Pemantulan nurani berarti pandangan para siswa kepada gurunya. Ketika para guru mengajar di ruang kelas, para siswa tidak hanya memperhatikan pelajaran yang disampaikan, tetapi juga cara guru duduk, berdiri, berbicara, mengenakan pakaian, merawat tubuh, bersepatu, serta apapun yanag terkait dengan gerak-gerik dan penampilan guru. Tidak hanya itu, di luar kelas, guru juga disorot oleh para siswanya: kendaraan yang dipakai, hobby, keadaan rumah tangga, dan semua kehidupan guru.
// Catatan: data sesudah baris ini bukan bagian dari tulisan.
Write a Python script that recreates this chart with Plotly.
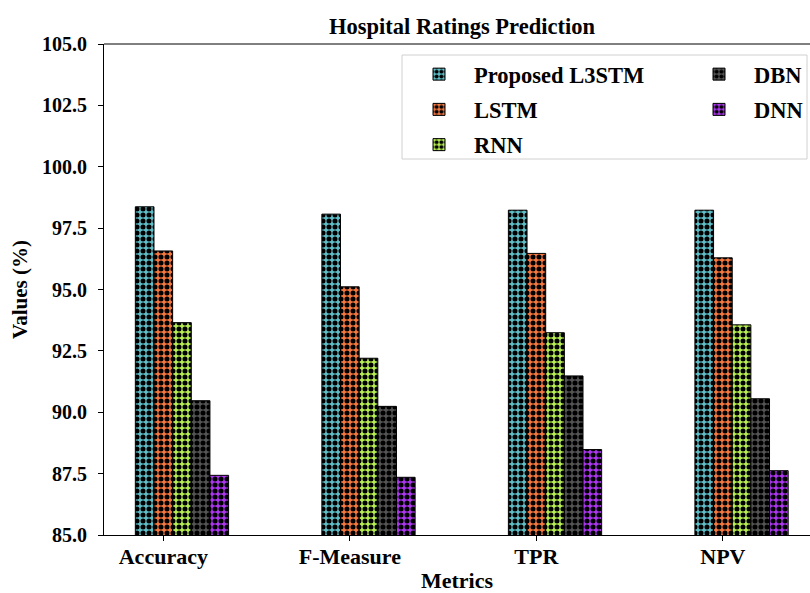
import plotly.graph_objects as go

# Metrics on the x axis and model scores (%)
metrics = ["Accuracy", "F-Measure", "TPR", "NPV"]
models = ["Proposed L3STM", "LSTM", "RNN", "DBN", "DNN"]
proposed_l3stm = [98.37, 98.07, 98.23, 98.23]
lstm = [96.57, 95.11, 96.47, 96.29]
rnn = [93.65, 92.20, 93.24, 93.56]
dbn = [90.47, 90.24, 91.48, 90.55]
dnn = [87.43, 87.35, 88.48, 87.62]
y_ticks = [85.0, 87.5, 90.0, 92.5, 95.0, 97.5, 100.0, 102.5, 105.0]

series = [proposed_l3stm, lstm, rnn, dbn, dnn]
colors = ["#5EBFC8", "#F7783F", "#B7EF52", "#545454", "#AE35F2"]
legend_ids = ["legend", "legend", "legend", "legend2", "legend2"]

FONT = "Liberation Serif"
BAR_W = 0.1

fig = go.Figure()
for k, (name, vals, col, lg) in enumerate(zip(models, series, colors, legend_ids)):
    xs = [i + (k - 1) * BAR_W for i in range(len(metrics))]
    fig.add_trace(go.Bar(
        x=xs, y=vals, width=BAR_W, name=name,
        marker=dict(
            color=col,
            line=dict(color="black", width=1),
            pattern=dict(shape=".", fgcolor="black", bgcolor=col,
                         size=6, solidity=0.55, fillmode="replace"),
        ),
        legend=lg, legendgroup=name,
    ))

W, H = 810, 593
L, R, T, B = 104, 0, 44, 58
pw = W - L - R
ph = H - T - B


def px_x(p):
    return (p - L) / pw


def px_y(p):
    return (H - B - p) / ph


legend_font = dict(family=FONT, size=22.5, weight="bold")

fig.update_layout(
    width=W, height=H,
    margin=dict(l=L, r=R, t=T, b=B, autoexpand=False),
    paper_bgcolor="white", plot_bgcolor="white",
    font=dict(family=FONT, size=21, color="black", weight="bold"),
    title=dict(text="Hospital Ratings Prediction", x=px_x(462), xanchor="center",
               y=1 - 26 / H, yanchor="middle", xref="paper",
               font=dict(family=FONT, size=22.5, weight="bold")),
    barmode="overlay",
    showlegend=True,
    legend=dict(x=px_x(404), y=px_y(53), xanchor="left", yanchor="top",
                orientation="v", bgcolor="rgba(0,0,0,0)", borderwidth=0,
                itemwidth=60, tracegroupgap=3, font=legend_font),
    legend2=dict(x=px_x(684), y=px_y(53), xanchor="left", yanchor="top",
                 orientation="v", bgcolor="rgba(0,0,0,0)", borderwidth=0,
                 itemwidth=60, tracegroupgap=3, font=legend_font),
    xaxis=dict(
        range=[-0.318, 3.467], tickmode="array",
        tickvals=list(range(len(metrics))), ticktext=metrics,
        showline=True, linecolor="black", linewidth=1, mirror=False,
        ticks="outside", ticklen=5, tickcolor="black",
        showgrid=False, zeroline=False, ticklabelstandoff=-3,
        tickfont=dict(family=FONT, size=22, weight="bold"),
        title=dict(text="Metrics", standoff=5,
                   font=dict(family=FONT, size=22, weight="bold")),
    ),
    yaxis=dict(
        range=[85, 105], tickmode="array", tickvals=y_ticks,
        ticktext=[f"{v:.1f}" for v in y_ticks],
        showline=True, linecolor="black", linewidth=1, mirror=False,
        ticks="outside", ticklen=5, tickcolor="black",
        showgrid=False, zeroline=False, ticklabelstandoff=7,
        tickfont=dict(family=FONT, size=20, weight="bold"),
        title=dict(text="Values (%)", standoff=8,
                   font=dict(family=FONT, size=21, weight="bold")),
    ),
    shapes=[
        # top spine
        dict(type="line", xref="paper", yref="paper", x0=0, x1=1, y0=1, y1=1,
             line=dict(color="black", width=1)),
        # legend frame
        dict(type="rect", xref="paper", yref="paper",
             x0=px_x(402), x1=px_x(807), y0=px_y(55), y1=px_y(159),
             fillcolor="white", line=dict(color="#D0D0D0", width=1), layer="above"),
    ],
)

fig.write_html("out.html")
Apabila kehidupan guru itu terpuji, maka nuraninya akan memantulkan kebaikan kepada para siswanya. Sebaliknya, kehidupan guru yang tercela juga akan memantulkan negatif kepada nurani para siswa.

Nurani yang diciptakan maupun dipantulkan memiliki pengaruh yang berbeda kepada para siswanya. Untuk melihat hasil pendidikan dengan nurani, perlu waktu yang relatif panjang. Namun demikian, pengaruh itu tertanam sangat kuat dalam kehidupan para siswa di kemudian hari. Kadangkala, para siswa terketuk kesadarannya setelah lulus sekolah. Boleh jadi, hanya sedikit nurani guru yang diserap oleh para siswanya. Sebagaimana cahaya material, nurani guru tidak akan diserap jika para siswa mencoba untuk menutupi sinarnya. Hal ini dapat terjadi pada para siswa dan guru yang saling membenci dan terlibat permusuhan.